The format included a range of facilitated seminars on themes as diverse as the welcome provided to gay people in church to recent changes in legislation to whether or not there can be ‘agreeable disagreement’ over gay clergy. It further involved listening to the direct experience of gay Christians and to parents of gay children. There was a clear appreciation of the integrity and principled positions of those expressing different views. It has become clear that there is a breadth of opinion in the Church of Ireland on these matters but also a strong sense of the cohesiveness of the Church. While it is acknowledged that there are still difficult issues for us as a Church, there is not an atmosphere of division.
The intention of the conference was one of enabling open discussion, rather than one of articulating policy or making decisions. We observed a common desire to welcome all people to participate in the life of the Church, whilst accepting that there are no easy answers to difficult questions. In response to the Holy Spirit, the Church seeks to witness to society – with humility – rather than simply reflect current popular opinion. The conference comes at a time when there are live cultural and political debates relating to ‘same-sex marriage’. Within this context, the Church’s position on marriage as being the union of one man and one woman remains constant.
In conclusion, we ask those who have attended to reflect on what they have heard and experienced and to continue the process of talking to each other in their homes, parishes and communities.

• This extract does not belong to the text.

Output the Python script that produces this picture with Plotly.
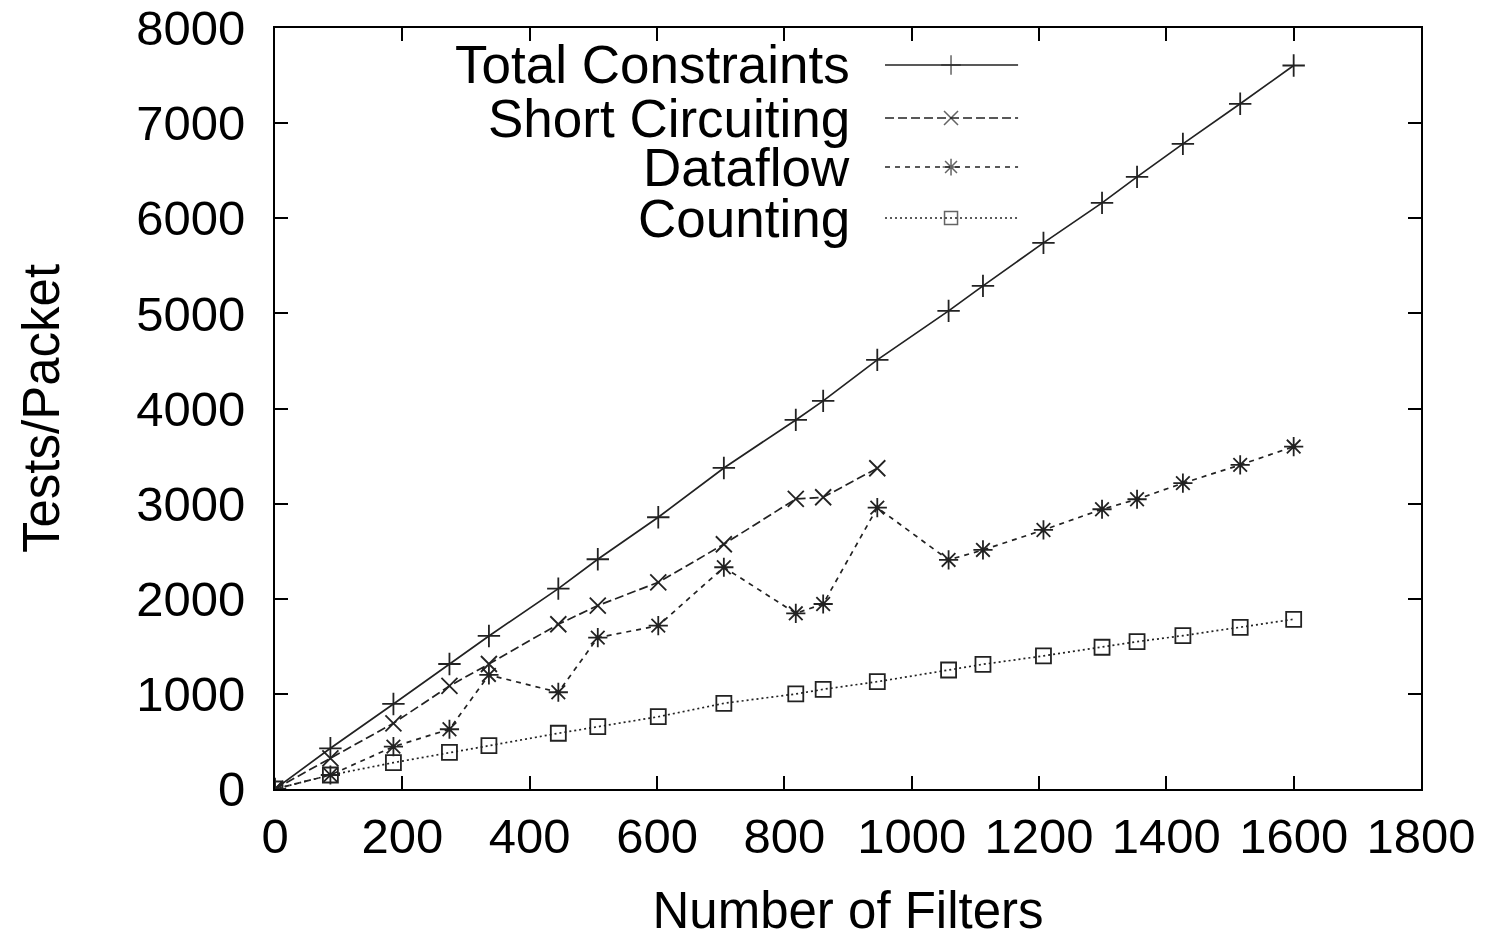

Hurrah for the Church of Ireland. At last, some integrity in the search for theological and social discussion on the phenomenon of Gay Sexuality. Whatever the outcome for the Church of Ireland, this is an attempt to understand the the issues – of how, and why, LGBT people consider themselves to be no different from anyone else, in their desire to be taken seriously, as authentically part of God’s diverse creation, and therefore, fellow members of the Church, and co-heirs of the Kingdom inaugurated by Jesus Christ.